Waligore '01 starts liberal campus political paper
Tim Waligore '01 was working in Washington D.C. during an off-term last year and living with the current editor-in-chief of the conservative campus journal, The Dartmouth Review, when he resolved to start a new campus publication.
Dartmouth, he believed, lacked a forum for liberal discourse. Whereas the views of the right were able to find expression in the pages of the Review, no such publication existed for leftist students interested in opinion journalism, he concluded.
While in close quarters with Review editor Andrew Grossman '02, and sharing "some very interesting arguments and some very serious talks," Waligore began considering the notion of an alternative publication more seriously. He threw the idea around with several other liberal-minded Dartmouth students then living in the capitol.
When Waligore returned to campus this fall, he sought out the commitment of a small group of students. Once that was secured, he obtained College recognition and funding for the publication.
The Dartmouth Free Press was born.
As some continue to reform the College and students show signs of increased interest in activism, in some ways the publication that Waligore leaves behind with his graduation today represents these leaders.
The Free Press is a small but growing organization. Conceived in opposition to what its founders perceive as the dominance of conservative discourse on campus, the publication is dedicated to offering alternative progressive viewpoints.
But the editorial board does not believe in any single liberal party line, but instead tries to give expression to what it sees as Dartmouth's disparate, left-of-center majority.
The Free Press's position on the Greek system also seems to parallel the shift in Dartmouth attitudes. Officially, the publication neither favors nor opposes the elimination of the Greek system. What does come across in editorials and in the variety of opinion pieces it publishes, is the idea that single-sex houses need to reevaluate themselves and reform.
Born in Hanover to two parents who attended Dartmouth, Waligore spent his earliest years travelling the country hitchhiking with his parents. His sister, Athena, also in the Class of 2001 but two years his junior, was born in Norwich, Vt. They spent most of their childhood in Syracuse, N.Y., but moved to Stevensport, Wis. in time for high school.

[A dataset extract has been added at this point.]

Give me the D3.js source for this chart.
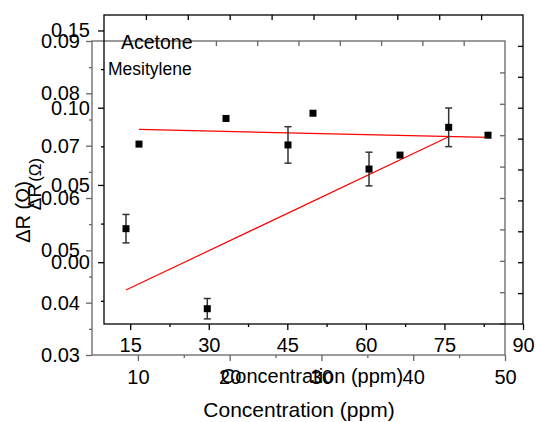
<!DOCTYPE html>
<html>
<head>
<meta charset="utf-8">
<script src="https://cdn.jsdelivr.net/npm/d3@7"></script>
<style>
  body { margin: 0; background: #fff; }
  text { font-family: "Liberation Sans", Arial, sans-serif; }
</style>
</head>
<body>
<div id="chart"></div>
<script>
// back frame (grey): points without error bars
var concA = [10.12, 19.6, 29.08, 38.56, 48.15];
var respA = [0.0703, 0.0752, 0.0762, 0.0682, 0.0720];
var fitA = [[10.12, 0.0731], [48.15, 0.0716]];

// front frame (black): points with error bars
var concB = [14.2, 29.72, 45.13, 60.6, 75.81];
var respB = [0.0217, -0.0301, 0.0759, 0.0603, 0.0873];
var errB = [0.0092, 0.0066, 0.0118, 0.0109, 0.0125];
var fitB = [[14.2, -0.018], [75.81, 0.0812]];

// tick values
var xTicksA = [10, 20, 30, 40, 50];
var xMinorA = [15, 25, 35, 45];
var yTicksA = [0.03, 0.04, 0.05, 0.06, 0.07, 0.08, 0.09];
var yMinorA = [0.035, 0.045, 0.055, 0.065, 0.075, 0.085];
var topTicksA = [18.5, 23, 27.5, 32, 36.5, 41, 45.5];
var rightTicksA = [0.036, 0.042, 0.048, 0.054, 0.060, 0.066, 0.072, 0.078, 0.084];

var xTicksB = [15, 30, 45, 60, 75, 90];
var xMinorB = [22.5, 37.5, 52.5, 67.5, 82.5];
var yTicksB = [0, 0.05, 0.10, 0.15];
var yMinorB = [-0.025, 0.025, 0.075, 0.125];
var topTicksB = [18, 26, 34, 42, 50, 58, 66, 74, 82];
var rightTicksB = [-0.02, 0, 0.02, 0.04, 0.06, 0.08, 0.10, 0.12, 0.14];

var legendNames = ["Acetone", "Mesitylene"];
var xTitle = "Concentration (ppm)";

var W = 537, H = 422;

var svg = d3.select("#chart").append("svg")
  .attr("width", W).attr("height", H);

// scales
var xA = d3.scaleLinear().domain([5, 50]).range([92, 505]);
var yA = d3.scaleLinear().domain([0.03, 0.09]).range([355, 41]);
var xB = d3.scaleLinear().domain([10, 90]).range([104, 523]);
var yB = d3.scaleLinear().domain([-0.04, 0.16]).range([324, 15]);

function axis(g, fn, vals, size, pad, fmt, labels, color) {
  var a = fn.tickValues(vals).tickSize(size).tickPadding(pad);
  a.tickFormat(labels ? d3.format(fmt) : "");
  g.call(a);
  g.select(".domain").remove();
  g.selectAll("line").attr("stroke", color).attr("stroke-width", 1.3);
  g.selectAll("text").attr("fill", "#000").style("font-size", "20px")
    .style("font-family", "'Liberation Sans', Arial, sans-serif");
}

function frame(x, y, color, o) {
  var g = svg.append("g");
  var x0 = x.range()[0], x1 = x.range()[1], y0 = y.range()[0], y1 = y.range()[1];
  g.append("rect")
    .attr("x", x0).attr("y", y1).attr("width", x1 - x0).attr("height", y0 - y1)
    .attr("fill", "none").attr("stroke", color).attr("stroke-width", 1.3);

  axis(g.append("g").attr("transform", "translate(0," + y0 + ")"),
    d3.axisBottom(x), o.xt, 6, o.xpad, "d", true, color);
  axis(g.append("g").attr("transform", "translate(0," + y0 + ")"),
    d3.axisBottom(x), o.xm, 3, 0, "d", false, color);
  axis(g.append("g").attr("transform", "translate(" + x0 + ",0)"),
    d3.axisLeft(y), o.yt, 6, o.ypad, ".2f", true, color);
  axis(g.append("g").attr("transform", "translate(" + x0 + ",0)"),
    d3.axisLeft(y), o.ym, 3, 0, ".2f", false, color);
  axis(g.append("g").attr("transform", "translate(0," + y1 + ")"),
    d3.axisBottom(x), o.top, 5, 0, "d", false, color);
  axis(g.append("g").attr("transform", "translate(" + x1 + ",0)"),
    d3.axisLeft(y), o.right, 5, 0, "d", false, color);
  return g;
}

frame(xA, yA, "#666", {xt: xTicksA, xm: xMinorA, xpad: 9, yt: yTicksA, ym: yMinorA, ypad: 6,
  top: topTicksA, right: rightTicksA});
frame(xB, yB, "#000", {xt: xTicksB, xm: xMinorB, xpad: 8, yt: yTicksB, ym: yMinorB, ypad: 8,
  top: topTicksB, right: rightTicksB});

// legend text
svg.append("text").attr("x", 121).attr("y", 49).style("font-size", "19.5px").text(legendNames[0]);
svg.append("text").attr("x", 108).attr("y", 75).style("font-size", "17.5px").text(legendNames[1]);

// axis titles
svg.append("text").attr("x", 312).attr("y", 383).attr("text-anchor", "middle")
  .style("font-size", "20px").text(xTitle);
svg.append("text").attr("x", 299).attr("y", 417).attr("text-anchor", "middle")
  .style("font-size", "21px").text(xTitle);

svg.append("text").attr("transform", "translate(30,212) rotate(-90)")
  .attr("text-anchor", "middle").style("font-size", "20px").text("ΔR (Ω)");
var t2 = svg.append("text").attr("transform", "translate(41,184) rotate(-90)")
  .attr("text-anchor", "middle").style("font-size", "19px");
t2.append("tspan").text("ΔR");
t2.append("tspan").attr("dx", 2).style("font-size", "17px").text("(Ω)");

// fit lines
var lineA = d3.line().x(d => xA(d[0])).y(d => yA(d[1]));
var lineB = d3.line().x(d => xB(d[0])).y(d => yB(d[1]));
svg.append("path").attr("d", lineA(fitA)).attr("fill", "none")
  .attr("stroke", "#ff0000").attr("stroke-width", 1.2);
svg.append("path").attr("d", lineB(fitB)).attr("fill", "none")
  .attr("stroke", "#ff0000").attr("stroke-width", 1.2);

// error bars
var eb = svg.append("g").attr("stroke", "#333").attr("stroke-width", 1.5);
concB.forEach(function(c, i) {
  var cx = xB(c), lo = yB(respB[i] - errB[i]), hi = yB(respB[i] + errB[i]);
  eb.append("line").attr("x1", cx).attr("x2", cx).attr("y1", lo).attr("y2", hi);
  eb.append("line").attr("x1", cx - 3.5).attr("x2", cx + 3.5).attr("y1", lo).attr("y2", lo);
  eb.append("line").attr("x1", cx - 3.5).attr("x2", cx + 3.5).attr("y1", hi).attr("y2", hi);
});

// markers
var s = 7;
svg.append("g").selectAll("rect")
  .data(concA.map((c, i) => [c, respA[i]]))
  .join("rect")
    .attr("x", d => xA(d[0]) - s / 2).attr("y", d => yA(d[1]) - s / 2)
    .attr("width", s).attr("height", s).attr("fill", "#000");
svg.append("g").selectAll("rect")
  .data(concB.map((c, i) => [c, respB[i]]))
  .join("rect")
    .attr("x", d => xB(d[0]) - s / 2).attr("y", d => yB(d[1]) - s / 2)
    .attr("width", s).attr("height", s).attr("fill", "#000");
</script>
</body>
</html>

A government major, Waligore spent much of his pre-Free Press extracurricular time at Dartmouth participating in various political activities, including parliamentary debate and the Daniel Webster Legal Society. He has also served as the president of Young Democrats, Rocky Public Issues Forum intern and vice-president of the undergraduate society Panarchy.
During one of his off-terms, Waligore worked for Bill Bradley's primary campaign in New Hampshire as the Grafton County coordinator. He explained why he was drawn to the former basketball player: "He was an idealistic person who was a realistic candidate."
Waligore spent the six months of his junior spring and summer working at The New Republic. During that time, he got an article published in the newsmagazine and also worked on a number of editorial tasks.
"It's one of the few smart and witty magazines that isn't ideological, "They take pride in surprising people. They also have investigative reporting that you can't see anywhere else," he said.
Waligore's time at The New Republic helped inspire him to start the Free Press.
"Our model is The New Republic," he said. "We were smart enough to realize that we'd never be as good as The New Republic. But we liked the model of political opinion journalism. I wanted this to revolve around the idea that you can be both fair and biased."
"The idea was to let people be involved with campus, national and international issues," he said. "We want to help get rid of apathy. People at Dartmouth are scattered and if they try to do something they find it doesn't work, and that creates more apathy. What we've done at the Free Press is institutionalize a forum for liberal viewpoints."
Waligore came to Dartmouth interested in Native American issues, and right away took several classes on the topic. His thesis, to which he dedicated the majority of this year's coursework, focused on indigenous rights in a multi-cultural democracy.
Waligore has established a name for himself in campus political circles as a passionate liberal eager to share his opinions and unafraid to carve out an independent path.
Another highlight of Waligore's time at Dartmouth came during the Florida recount of the 2000 election, when he spent a month staying up until 5:00 a.m. watching MSNBC.
"I basically had no life, I had my news fix all the time," he said. "I couldn't sleep because I had to find out what was happening. I didn't get a lot of work done during that period, though it's probably one of the most fun times I've ever had."
Waligore will participate in Columbia University's graduate political theory program next year. He said of his future: "I want to make sure that no matter where I am I'm involved in or knowledgeable about public affairs."